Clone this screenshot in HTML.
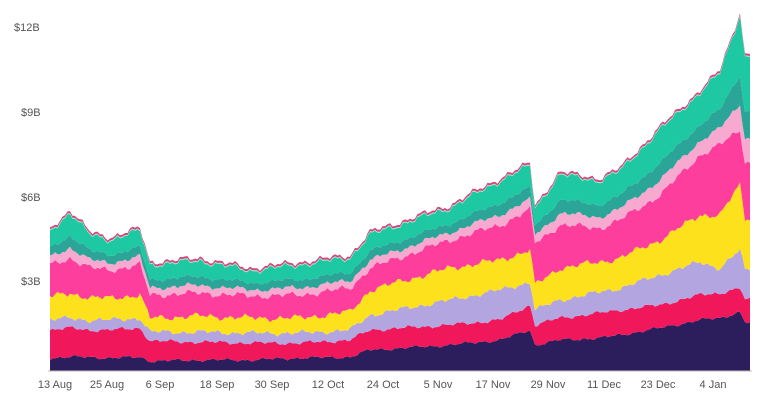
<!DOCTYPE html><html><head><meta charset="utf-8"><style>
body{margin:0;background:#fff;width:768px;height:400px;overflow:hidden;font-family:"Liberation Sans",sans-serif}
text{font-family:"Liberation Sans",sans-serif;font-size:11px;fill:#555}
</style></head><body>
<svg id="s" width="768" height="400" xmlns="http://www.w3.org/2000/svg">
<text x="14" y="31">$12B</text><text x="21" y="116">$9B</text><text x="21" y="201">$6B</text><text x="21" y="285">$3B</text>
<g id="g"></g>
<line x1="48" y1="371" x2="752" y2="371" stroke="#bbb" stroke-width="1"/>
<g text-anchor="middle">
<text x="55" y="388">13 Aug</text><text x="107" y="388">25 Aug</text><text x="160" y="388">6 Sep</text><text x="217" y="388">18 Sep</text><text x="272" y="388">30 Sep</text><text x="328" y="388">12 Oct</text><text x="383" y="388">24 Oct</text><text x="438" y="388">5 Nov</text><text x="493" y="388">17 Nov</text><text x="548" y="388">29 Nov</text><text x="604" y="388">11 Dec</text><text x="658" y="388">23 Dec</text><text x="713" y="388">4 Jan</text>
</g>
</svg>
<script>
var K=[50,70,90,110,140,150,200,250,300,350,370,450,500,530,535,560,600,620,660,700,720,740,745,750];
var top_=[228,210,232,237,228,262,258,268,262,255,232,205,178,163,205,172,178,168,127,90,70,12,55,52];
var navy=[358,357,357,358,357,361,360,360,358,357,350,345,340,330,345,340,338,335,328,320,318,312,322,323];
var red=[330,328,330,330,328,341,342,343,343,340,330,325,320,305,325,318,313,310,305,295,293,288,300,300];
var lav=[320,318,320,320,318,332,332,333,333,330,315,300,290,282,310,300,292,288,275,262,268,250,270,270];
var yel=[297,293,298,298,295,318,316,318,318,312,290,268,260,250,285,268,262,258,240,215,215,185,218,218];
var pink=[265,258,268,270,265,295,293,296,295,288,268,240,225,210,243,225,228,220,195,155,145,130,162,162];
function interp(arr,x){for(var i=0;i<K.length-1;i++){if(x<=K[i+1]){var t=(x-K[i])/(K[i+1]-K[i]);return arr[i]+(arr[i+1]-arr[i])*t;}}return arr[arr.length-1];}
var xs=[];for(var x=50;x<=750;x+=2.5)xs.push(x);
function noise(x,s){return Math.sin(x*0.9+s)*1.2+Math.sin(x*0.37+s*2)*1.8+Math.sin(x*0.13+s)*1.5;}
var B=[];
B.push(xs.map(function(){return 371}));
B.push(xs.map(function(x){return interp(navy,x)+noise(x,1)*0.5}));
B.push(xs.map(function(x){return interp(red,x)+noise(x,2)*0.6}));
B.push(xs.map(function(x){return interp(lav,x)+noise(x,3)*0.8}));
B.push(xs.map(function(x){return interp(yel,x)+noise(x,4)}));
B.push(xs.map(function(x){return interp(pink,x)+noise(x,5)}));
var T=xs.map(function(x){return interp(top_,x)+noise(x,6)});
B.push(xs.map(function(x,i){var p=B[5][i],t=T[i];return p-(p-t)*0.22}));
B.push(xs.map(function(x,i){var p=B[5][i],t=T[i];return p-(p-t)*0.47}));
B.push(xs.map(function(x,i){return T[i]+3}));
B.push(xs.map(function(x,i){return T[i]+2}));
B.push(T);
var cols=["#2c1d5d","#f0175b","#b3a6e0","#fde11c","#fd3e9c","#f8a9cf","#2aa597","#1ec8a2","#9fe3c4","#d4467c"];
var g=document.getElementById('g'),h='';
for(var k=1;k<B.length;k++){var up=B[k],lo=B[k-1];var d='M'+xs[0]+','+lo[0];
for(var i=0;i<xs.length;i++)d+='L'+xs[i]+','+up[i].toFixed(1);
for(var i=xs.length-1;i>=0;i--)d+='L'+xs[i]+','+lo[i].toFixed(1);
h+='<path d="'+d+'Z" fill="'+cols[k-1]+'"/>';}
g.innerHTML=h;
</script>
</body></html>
□ □ □ □ □ □ □
From the data above, write out everything exactly except the pictures.

- [Completed task]
Clone this screenshot in HTML.
<!DOCTYPE html><html><head><meta charset="utf-8"><style>
body{margin:0;background:#fff;width:768px;height:400px;overflow:hidden;font-family:"Liberation Sans",sans-serif}
text{font-family:"Liberation Sans",sans-serif;font-size:11px;fill:#555}
</style></head><body>
<svg id="s" width="768" height="400" xmlns="http://www.w3.org/2000/svg">
<text x="14" y="31">$12B</text><text x="21" y="116">$9B</text><text x="21" y="201">$6B</text><text x="21" y="285">$3B</text>
<g id="g"></g>
<line x1="48" y1="371" x2="752" y2="371" stroke="#bbb" stroke-width="1"/>
<g text-anchor="middle">
<text x="55" y="388">13 Aug</text><text x="107" y="388">25 Aug</text><text x="160" y="388">6 Sep</text><text x="217" y="388">18 Sep</text><text x="272" y="388">30 Sep</text><text x="328" y="388">12 Oct</text><text x="383" y="388">24 Oct</text><text x="438" y="388">5 Nov</text><text x="493" y="388">17 Nov</text><text x="548" y="388">29 Nov</text><text x="604" y="388">11 Dec</text><text x="658" y="388">23 Dec</text><text x="713" y="388">4 Jan</text>
</g>
</svg>
<script>
var K=[50,70,90,110,140,150,200,250,300,350,370,450,500,530,535,560,600,620,660,700,720,740,745,750];
var top_=[228,210,232,237,228,262,258,268,262,255,232,205,178,163,205,172,178,168,127,90,70,12,55,52];
var navy=[358,357,357,358,357,361,360,360,358,357,350,345,340,330,345,340,338,335,328,320,318,312,322,323];
var red=[330,328,330,330,328,341,342,343,343,340,330,325,320,305,325,318,313,310,305,295,293,288,300,300];
var lav=[320,318,320,320,318,332,332,333,333,330,315,300,290,282,310,300,292,288,275,262,268,250,270,270];
var yel=[297,293,298,298,295,318,316,318,318,312,290,268,260,250,285,268,262,258,240,215,215,185,218,218];
var pink=[265,258,268,270,265,295,293,296,295,288,268,240,225,210,243,225,228,220,195,155,145,130,162,162];
function interp(arr,x){for(var i=0;i<K.length-1;i++){if(x<=K[i+1]){var t=(x-K[i])/(K[i+1]-K[i]);return arr[i]+(arr[i+1]-arr[i])*t;}}return arr[arr.length-1];}
var xs=[];for(var x=50;x<=750;x+=2.5)xs.push(x);
function noise(x,s){return Math.sin(x*0.9+s)*1.2+Math.sin(x*0.37+s*2)*1.8+Math.sin(x*0.13+s)*1.5;}
var B=[];
B.push(xs.map(function(){return 371}));
B.push(xs.map(function(x){return interp(navy,x)+noise(x,1)*0.5}));
B.push(xs.map(function(x){return interp(red,x)+noise(x,2)*0.6}));
B.push(xs.map(function(x){return interp(lav,x)+noise(x,3)*0.8}));
B.push(xs.map(function(x){return interp(yel,x)+noise(x,4)}));
B.push(xs.map(function(x){return interp(pink,x)+noise(x,5)}));
var T=xs.map(function(x){return interp(top_,x)+noise(x,6)});
B.push(xs.map(function(x,i){var p=B[5][i],t=T[i];return p-(p-t)*0.22}));
B.push(xs.map(function(x,i){var p=B[5][i],t=T[i];return p-(p-t)*0.47}));
B.push(xs.map(function(x,i){return T[i]+3}));
B.push(xs.map(function(x,i){return T[i]+2}));
B.push(T);
var cols=["#2c1d5d","#f0175b","#b3a6e0","#fde11c","#fd3e9c","#f8a9cf","#2aa597","#1ec8a2","#9fe3c4","#d4467c"];
var g=document.getElementById('g'),h='';
for(var k=1;k<B.length;k++){var up=B[k],lo=B[k-1];var d='M'+xs[0]+','+lo[0];
for(var i=0;i<xs.length;i++)d+='L'+xs[i]+','+up[i].toFixed(1);
for(var i=xs.length-1;i>=0;i--)d+='L'+xs[i]+','+lo[i].toFixed(1);
h+='<path d="'+d+'Z" fill="'+cols[k-1]+'"/>';}
g.innerHTML=h;
</script>
</body></html>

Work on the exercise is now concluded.